All we can do is try to educate and you do a stellar job of that Paul.
Thank you Craig. I just hope those who need to hear my words will find me in time!
Maria Callas and her attitude resonate. She didn’t live her life listening to little minds.
In my field, mainstream novels, the traditional publishers have the biggest and almost only voice – yet every year they focus more and more on a few bestsellers, and there are fewer and fewer spots in their catalogues.
Fewer and fewer spots for anything but a number of flashy debuts which have to pay out big for the business model to work.
The advances are smaller and smaller for midlisters.
And I have the temerity to want to succeed on merit – with significant physical and mental problems (little energy and a lot of brain fog) – and to want to write about characters who are real, and one of whom is disabled.
My chances in the traditional publishing field I assessed at vanishingly small.
I went indie.
I know perfectly well I can only compete by being uniquely, stubbornly, persistently, aggressively myself as a writer.

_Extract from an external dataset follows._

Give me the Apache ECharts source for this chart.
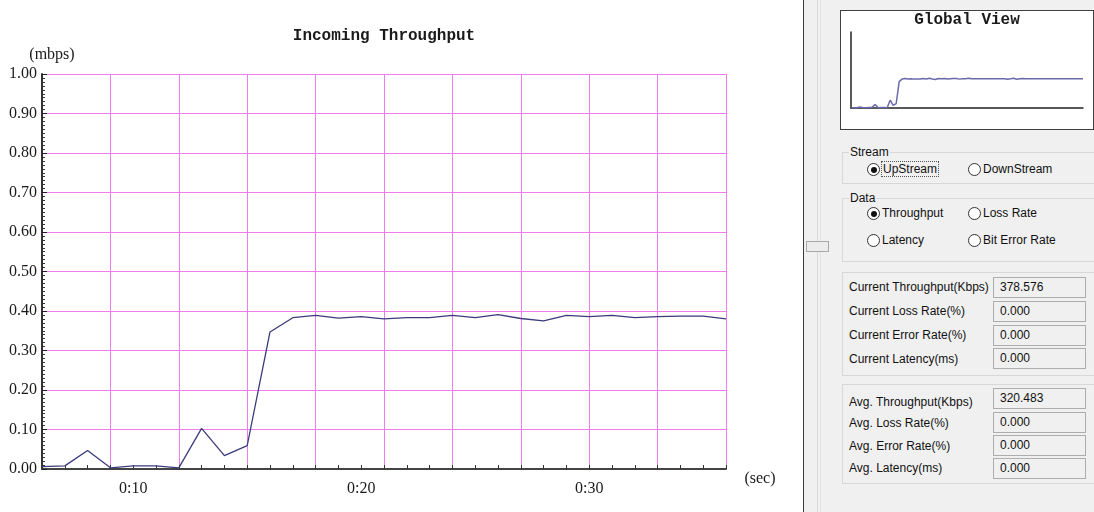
<!DOCTYPE html>
<html>
<head>
<meta charset="utf-8">
<script src="https://cdn.jsdelivr.net/npm/echarts@6/dist/echarts.min.js"></script>
<style>
  html, body { margin:0; padding:0; width:1094px; height:512px; overflow:hidden; background:#ffffff; }
  #panel { position:absolute; left:803px; top:0; width:291px; height:512px; background:#f0f0f0; border-left:1px solid #3a3a3a; box-sizing:border-box; z-index:1; font-family:"Liberation Sans", Arial, sans-serif; font-size:12px; color:#111; }
  .abs { position:absolute; }
  .vline { position:absolute; top:0; width:1px; height:512px; background:#d9d9d9; }
  .gbox { position:absolute; border:1px solid #d8d8d8; box-sizing:border-box; }
  .glabel { position:absolute; background:#f0f0f0; padding:0 1px; line-height:14px; height:14px; }
  .radio { position:absolute; width:13px; height:13px; border:1px solid #333; border-radius:50%; background:#fff; box-sizing:border-box; }
  .radio.on::after { content:""; position:absolute; left:2.5px; top:2.5px; width:6px; height:6px; border-radius:50%; background:#111; }
  .rtext { position:absolute; line-height:14px; height:14px; white-space:nowrap; }
  .lbl { position:absolute; line-height:14px; height:14px; white-space:nowrap; }
  .tbox { position:absolute; width:93px; height:21px; border:1px solid #adadad; box-sizing:border-box; background:#f0f0f0; padding-left:6px; line-height:19px; }
  #chart { position:absolute; left:0; top:0; width:1094px; height:512px; z-index:2; }
</style>
</head>
<body>
<div id="panel">
  <div class="vline" style="left:13px;"></div>
  <div class="vline" style="left:16px; background:#e2e2e2;"></div>
</div>
<div class="abs" style="left:806px; top:241px; width:23px; height:11px; background:#ececec; border:1px solid #a8a8a8; box-sizing:border-box; z-index:1;"></div>
<div class="abs" style="left:840px; top:10px; width:254px; height:120px; background:#fff; border:1px solid #404040; box-sizing:border-box; z-index:1;"></div>
<div id="ctrls" class="abs" style="left:0; top:0; width:1094px; height:512px; z-index:1; font-family:'Liberation Sans', Arial, sans-serif; font-size:12px; color:#111;">
  <!-- Stream -->
  <div class="gbox" style="left:842px; top:152px; width:260px; height:32px;"></div>
  <div class="glabel" style="left:849px; top:145px;">Stream</div>
  <div class="radio on" style="left:867px; top:163px;"></div>
  <div class="rtext" style="left:882px; top:162px; outline:1px dotted #555; outline-offset:0px; padding:0 1px;">UpStream</div>
  <div class="radio" style="left:968px; top:163px;"></div>
  <div class="rtext" style="left:983px; top:162px;">DownStream</div>
  <!-- Data -->
  <div class="gbox" style="left:842px; top:198px; width:260px; height:64px;"></div>
  <div class="glabel" style="left:849px; top:191px;">Data</div>
  <div class="radio on" style="left:867px; top:207px;"></div>
  <div class="rtext" style="left:882px; top:206px;">Throughput</div>
  <div class="radio" style="left:968px; top:207px;"></div>
  <div class="rtext" style="left:983px; top:206px;">Loss Rate</div>
  <div class="radio" style="left:867px; top:234px;"></div>
  <div class="rtext" style="left:882px; top:233px;">Latency</div>
  <div class="radio" style="left:968px; top:234px;"></div>
  <div class="rtext" style="left:983px; top:233px;">Bit Error Rate</div>
  <!-- Current -->
  <div class="gbox" style="left:842px; top:272px; width:260px; height:104px;"></div>
  <div class="lbl" style="left:849px; top:280px;">Current Throughput(Kbps)</div>
  <div class="tbox" style="left:993px; top:277px;">378.576</div>
  <div class="lbl" style="left:849px; top:304px;">Current Loss Rate(%)</div>
  <div class="tbox" style="left:993px; top:301px;">0.000</div>
  <div class="lbl" style="left:849px; top:328px;">Current Error Rate(%)</div>
  <div class="tbox" style="left:993px; top:325px;">0.000</div>
  <div class="lbl" style="left:849px; top:352px;">Current Latency(ms)</div>
  <div class="tbox" style="left:993px; top:348px;">0.000</div>
  <!-- Avg -->
  <div class="gbox" style="left:842px; top:384px; width:260px; height:100px;"></div>
  <div class="lbl" style="left:849px; top:395px;">Avg. Throughput(Kbps)</div>
  <div class="tbox" style="left:993px; top:388px;">320.483</div>
  <div class="lbl" style="left:849px; top:416px;">Avg. Loss Rate(%)</div>
  <div class="tbox" style="left:993px; top:412px;">0.000</div>
  <div class="lbl" style="left:849px; top:439px;">Avg. Error Rate(%)</div>
  <div class="tbox" style="left:993px; top:435px;">0.000</div>
  <div class="lbl" style="left:849px; top:461px;">Avg. Latency(ms)</div>
  <div class="tbox" style="left:993px; top:458px;">0.000</div>
</div>
<div id="chart"></div>
<script>
// ---- data ----
const seconds = [6, 7, 8, 9, 10, 11, 12, 13, 14, 15, 16, 17, 18, 19, 20, 21, 22, 23, 24, 25, 26, 27, 28, 29, 30, 31, 32, 33, 34, 35, 36];
const throughputMbps = [0.006, 0.008, 0.047, 0.003, 0.008, 0.008, 0.003, 0.103, 0.034, 0.059, 0.347, 0.383, 0.389, 0.382, 0.386, 0.380, 0.383, 0.383, 0.389, 0.383, 0.391, 0.381, 0.375, 0.389, 0.386, 0.389, 0.383, 0.386, 0.387, 0.387, 0.380];
const xTickLabels = { 10: '0:10', 20: '0:20', 30: '0:30' };

const globalSeconds = [0, 1, 2, 3, 4, 5, 6, 7, 8, 9, 10, 11, 12, 13, 14, 15, 16, 17, 18, 19, 20, 21, 22, 23, 24, 25, 26, 27, 28, 29, 30, 31, 32, 33, 34, 35, 36, 37, 38, 39, 40, 41, 42, 43, 44, 45, 46, 47, 48, 49, 50, 51, 52, 53, 54, 55, 56, 57, 58, 59, 60, 61, 62, 63, 64, 65, 66, 67, 68, 69, 70, 71, 72, 73, 74, 75, 76, 77];
const globalMbps = [0.002, 0.004, 0.003, 0.012, 0.003, 0.003, 0.006, 0.008, 0.047, 0.003, 0.008, 0.008, 0.003, 0.103, 0.034, 0.059, 0.347, 0.383, 0.389, 0.382, 0.386, 0.380, 0.383, 0.383, 0.389, 0.383, 0.391, 0.381, 0.375, 0.389, 0.386, 0.389, 0.383, 0.386, 0.387, 0.387, 0.380, 0.385, 0.386, 0.391, 0.385, 0.385, 0.385, 0.385, 0.385, 0.385, 0.385, 0.385, 0.385, 0.385, 0.385, 0.385, 0.378, 0.384, 0.391, 0.379, 0.385, 0.388, 0.385, 0.385, 0.385, 0.385, 0.385, 0.385, 0.385, 0.385, 0.385, 0.385, 0.385, 0.385, 0.385, 0.385, 0.385, 0.385, 0.385, 0.385, 0.385, 0.385];

const mainTitle = 'Incoming Throughput';
const globalTitle = 'Global View';
const yUnit = '(mbps)';
const xUnit = '(sec)';

// ---- chart ----
const chart = echarts.init(document.getElementById('chart'), null, { renderer: 'canvas' });
const serif = '"Liberation Serif", "Times New Roman", serif';
const mono = '"Liberation Mono", "Courier New", monospace';
const gridColor = '#f07cf0';

const option = {
  animation: false,
  backgroundColor: 'transparent',
  grid: [
    { left: 42, top: 74, width: 684, height: 395, containLabel: false },
    { left: 851, top: 32, width: 232, height: 76, containLabel: false }
  ],
  graphic: [
    { type: 'text', x: 384, y: 36, style: { text: mainTitle, font: 'bold 16px ' + mono, fill: '#1a1a1a', textAlign: 'center', textVerticalAlign: 'middle' } },
    { type: 'text', x: 52, y: 55, style: { text: yUnit, font: '16px ' + serif, fill: '#1a1a1a', textAlign: 'center', textVerticalAlign: 'middle' } },
    { type: 'text', x: 760, y: 479, style: { text: xUnit, font: '16px ' + serif, fill: '#1a1a1a', textAlign: 'center', textVerticalAlign: 'middle' } },
    { type: 'text', x: 967, y: 20, style: { text: globalTitle, font: 'bold 16px ' + mono, fill: '#1a1a1a', textAlign: 'center', textVerticalAlign: 'middle' } }
  ],
  xAxis: [
    {
      type: 'value', gridIndex: 0, min: 6, max: 36, interval: 1,
      axisLine: { show: true, onZero: false, lineStyle: { color: '#444', width: 2 } },
      axisTick: { show: true, inside: true, length: 4, lineStyle: { color: '#333', width: 1 } },
      axisLabel: {
        show: true, margin: 12, color: '#1a1a1a', fontFamily: serif, fontSize: 16,
        formatter: function (v) { return xTickLabels[v] || ''; }
      },
      splitLine: { show: false }
    },
    {
      type: 'value', gridIndex: 0, min: 6, max: 36, interval: 3, position: 'bottom',
      axisLine: { show: false }, axisTick: { show: false }, axisLabel: { show: false },
      splitLine: { show: true, lineStyle: { color: gridColor, width: 1 } }
    },
    {
      type: 'value', gridIndex: 1, min: 0, max: 77,
      axisLine: { show: true, onZero: false, lineStyle: { color: '#222', width: 1.5 } },
      axisTick: { show: false }, axisLabel: { show: false }, splitLine: { show: false }
    }
  ],
  yAxis: [
    {
      type: 'value', gridIndex: 0, min: 0, max: 1, interval: 0.1,
      axisLine: { show: true, lineStyle: { color: '#333', width: 2 } },
      axisTick: { show: true, inside: true, length: 5, lineStyle: { color: '#222', width: 1 } },
      minorTick: { show: true, splitNumber: 10, length: 3, lineStyle: { color: '#333', width: 1 } },
      axisLabel: { show: true, margin: 5, color: '#1a1a1a', fontFamily: serif, fontSize: 16, formatter: function (v) { return v.toFixed(2); } },
      splitLine: { show: true, lineStyle: { color: gridColor, width: 1 } }
    },
    {
      type: 'value', gridIndex: 1, min: 0, max: 1,
      axisLine: { show: true, lineStyle: { color: '#222', width: 1.5 } },
      axisTick: { show: false }, axisLabel: { show: false }, splitLine: { show: false }
    }
  ],
  series: [
    {
      name: 'Incoming Throughput', type: 'line', xAxisIndex: 0, yAxisIndex: 0,
      data: seconds.map(function (s, i) { return [s, throughputMbps[i]]; }),
      showSymbol: false, symbol: 'none', smooth: false,
      lineStyle: { color: '#3b3b7e', width: 1.3 }, z: 5
    },
    {
      name: 'Global View', type: 'line', xAxisIndex: 2, yAxisIndex: 1,
      data: globalSeconds.map(function (s, i) { return [s, globalMbps[i]]; }),
      showSymbol: false, symbol: 'none', smooth: false,
      lineStyle: { color: '#6a6aaa', width: 1.5 }, z: 5
    }
  ]
};
chart.setOption(option);
</script>
</body>
</html>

But, oh, the lovely words in the reviews when I can persuade someone to read. A number of them, from older guys, include some form of “I don’t normally read this kind of literature, but I’m smitten… And can’t wait for Book 2 in the trilogy.” To which my soul replies, Yes! Gotcha!
I expected those from women – but have come to realize that, in my detailed planning to write for men AND women, I know what I’m doing.
The marketing – finding the readers – will be hugely assisted by getting the second book launched, which I hope to do this year. Because my readers are out there, and they’re tired of quickly-produced, hyped ‘bestsellers.’
I wish you the very best as you’re planning the release of your next novel!